News of the sentences emerged after Iran's conservative-dominated parliament bowed to campaigners' pressure by effectively rejecting the family support bill, tabled by President Mahmoud Ahmadinejad's government, which would have allowed husbands to take a second wife without the consent of the first. Polygamy is widely frowned upon in Iranian culture, although men are allowed up to four wives under the country's Islamic laws."

From CNW Group:
"Reporters Without Borders is outraged by the six-month prison sentences which a Tehran court has passed on four cyber-feminists - Parvin Ardalan, Jelveh Javaheri, Maryam Hosseinkhah and Nahid Keshavarz - on charges of "publishing information against the government" under article 500 of the Islamic criminal code.

The four, who are still free pending the outcome of their appeals, were prosecuted for writing articles for two online newspapers that defend women's rights in Iran - Zanestan ("Women's City) and Tagir Bary Barbary ("Change for Equality").

Under article 500 of the Islamic Republic's criminal code, "anyone who undertakes any form of propaganda against the state will be sentenced to between three months and one year in prison." Nobel peace prize winning lawyer Shirin Ebadi, who is acting for the cyber-feminists, says they plan to appeal.

She told Reporters Without Borders: "These four journalists have been convicted just for writing articles and criticising laws that are unfair to Iranian women (...) I am worried because I see the situation getting worse.
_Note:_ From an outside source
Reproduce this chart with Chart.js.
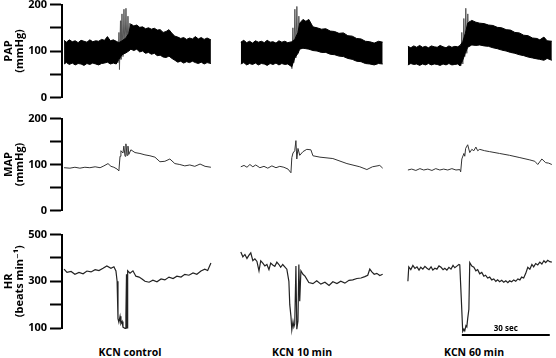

If parliament ratifies the new law increasing sentences for crimes against society's moral security, bloggers could get prison sentences."

Ardalan, who edits the Tagir Bary Barbary website, has already been convicted three times on similar charges, and has a one-year prison sentence and suspended sentences of five and a half years in prison hanging over her.

Javaheri, 30, writes for Tagir Bary Barbary. She was already arrested with Keshavarz on 14 February for "attacking state security." She was previously held from 1 December to 3 January in Evin prison (in north Tehran) with Hosseinkhah on charges of disturbing public opinion, publishing false information and publicity against the Islamic Republic for writing articles demanding recognition of women's constitutional rights.

Keshavarz, who writes for both Tagir Bary Barbary and Zanestan, was already arrested twice and interrogated by intelligence officers for participating in two street demonstrations in defence of women's rights. She spent 12 days in prison in April 2007. She currently has three complaints pending against her.

Hosseinkhah, 32, also writes for both websites. She was held in Evin prison from 18 November to 3 January with Javaheri. She currently has two cases pending against her.

Meanwhile, Jila Bani Yaghoub, a journalist who writes for the Sarmayeh daily newspaper and the Canon Zeman Irani website, was summoned by a Tehran revolutionary court on 2 September without any charge being specified. She was arrested with eight other journalists on 12 June while covering the third anniversary of the biggest-ever feminist protest in the capital - on 12 June 2005. They were released the next morning.

Iran was ranked 166th out of 169 countries in the latest Reporters Without Borders world press freedom index."